■ PROBLEM STATEMENT ■
Print, word for word, every line from the beginning of the listing up to and including the line with "(13,14) rectangle (1232,93);". Pictures are to be excluded.

* Start *

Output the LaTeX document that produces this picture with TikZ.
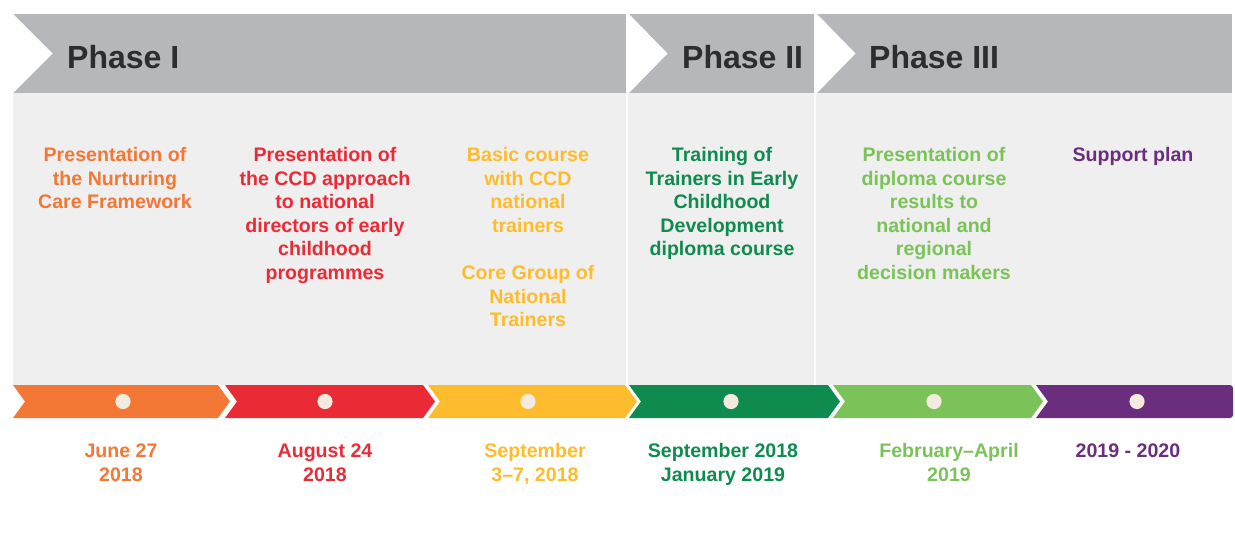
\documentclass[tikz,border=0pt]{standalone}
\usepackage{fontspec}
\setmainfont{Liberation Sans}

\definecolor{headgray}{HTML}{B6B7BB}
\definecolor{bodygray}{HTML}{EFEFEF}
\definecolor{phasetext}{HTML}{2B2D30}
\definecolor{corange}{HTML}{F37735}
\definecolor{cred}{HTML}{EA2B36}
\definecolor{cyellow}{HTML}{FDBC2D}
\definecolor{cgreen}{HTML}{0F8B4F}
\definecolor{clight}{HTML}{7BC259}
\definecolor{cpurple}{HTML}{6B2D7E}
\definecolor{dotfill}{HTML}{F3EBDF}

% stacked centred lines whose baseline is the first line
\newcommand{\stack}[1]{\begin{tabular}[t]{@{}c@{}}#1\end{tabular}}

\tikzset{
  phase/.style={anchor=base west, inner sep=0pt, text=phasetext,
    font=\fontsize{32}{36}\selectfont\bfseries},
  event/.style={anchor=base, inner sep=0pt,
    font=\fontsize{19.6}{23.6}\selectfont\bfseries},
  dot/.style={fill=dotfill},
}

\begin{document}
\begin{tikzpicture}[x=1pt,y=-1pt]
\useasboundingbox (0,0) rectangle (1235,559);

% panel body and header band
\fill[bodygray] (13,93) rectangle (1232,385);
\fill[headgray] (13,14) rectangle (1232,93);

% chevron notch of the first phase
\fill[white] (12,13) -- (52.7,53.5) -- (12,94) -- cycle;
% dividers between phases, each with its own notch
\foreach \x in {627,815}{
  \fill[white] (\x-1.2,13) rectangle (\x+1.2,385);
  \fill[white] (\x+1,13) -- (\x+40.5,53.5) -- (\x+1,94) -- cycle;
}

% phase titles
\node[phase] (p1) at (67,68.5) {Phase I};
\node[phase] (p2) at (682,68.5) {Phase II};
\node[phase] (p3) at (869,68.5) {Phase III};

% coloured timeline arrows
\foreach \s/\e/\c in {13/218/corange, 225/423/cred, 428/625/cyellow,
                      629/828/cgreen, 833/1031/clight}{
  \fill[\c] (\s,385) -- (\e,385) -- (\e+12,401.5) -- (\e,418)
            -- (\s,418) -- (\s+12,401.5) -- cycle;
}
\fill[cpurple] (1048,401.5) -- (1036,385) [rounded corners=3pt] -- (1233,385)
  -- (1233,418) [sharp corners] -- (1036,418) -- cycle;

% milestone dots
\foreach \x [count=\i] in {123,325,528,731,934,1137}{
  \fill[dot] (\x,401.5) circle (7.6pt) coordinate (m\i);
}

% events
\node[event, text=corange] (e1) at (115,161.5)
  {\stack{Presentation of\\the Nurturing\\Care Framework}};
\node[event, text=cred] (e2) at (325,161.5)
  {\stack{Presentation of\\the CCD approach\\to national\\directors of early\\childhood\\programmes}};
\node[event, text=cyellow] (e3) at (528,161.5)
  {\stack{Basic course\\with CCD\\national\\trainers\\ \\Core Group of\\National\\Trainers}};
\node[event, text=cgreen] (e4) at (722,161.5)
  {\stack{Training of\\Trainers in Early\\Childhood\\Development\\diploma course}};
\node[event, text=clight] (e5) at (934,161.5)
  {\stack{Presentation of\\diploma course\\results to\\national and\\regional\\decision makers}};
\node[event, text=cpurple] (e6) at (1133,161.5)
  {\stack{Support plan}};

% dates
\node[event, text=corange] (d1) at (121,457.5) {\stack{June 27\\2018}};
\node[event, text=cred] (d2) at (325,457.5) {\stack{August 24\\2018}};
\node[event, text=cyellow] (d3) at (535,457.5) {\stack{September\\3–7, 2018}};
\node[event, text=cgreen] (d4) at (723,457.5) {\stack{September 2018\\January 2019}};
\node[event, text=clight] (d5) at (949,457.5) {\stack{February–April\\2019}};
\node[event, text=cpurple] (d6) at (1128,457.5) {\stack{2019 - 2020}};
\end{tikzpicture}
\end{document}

* End *

■ FINISHED EXERCISE ■
Output the LaTeX document that produces this picture with TikZ.
\documentclass[tikz,border=0pt]{standalone}
\usepackage{fontspec}
\setmainfont{Liberation Sans}

\definecolor{headgray}{HTML}{B6B7BB}
\definecolor{bodygray}{HTML}{EFEFEF}
\definecolor{phasetext}{HTML}{2B2D30}
\definecolor{corange}{HTML}{F37735}
\definecolor{cred}{HTML}{EA2B36}
\definecolor{cyellow}{HTML}{FDBC2D}
\definecolor{cgreen}{HTML}{0F8B4F}
\definecolor{clight}{HTML}{7BC259}
\definecolor{cpurple}{HTML}{6B2D7E}
\definecolor{dotfill}{HTML}{F3EBDF}

% stacked centred lines whose baseline is the first line
\newcommand{\stack}[1]{\begin{tabular}[t]{@{}c@{}}#1\end{tabular}}

\tikzset{
  phase/.style={anchor=base west, inner sep=0pt, text=phasetext,
    font=\fontsize{32}{36}\selectfont\bfseries},
  event/.style={anchor=base, inner sep=0pt,
    font=\fontsize{19.6}{23.6}\selectfont\bfseries},
  dot/.style={fill=dotfill},
}

\begin{document}
\begin{tikzpicture}[x=1pt,y=-1pt]
\useasboundingbox (0,0) rectangle (1235,559);

% panel body and header band
\fill[bodygray] (13,93) rectangle (1232,385);
\fill[headgray] (13,14) rectangle (1232,93);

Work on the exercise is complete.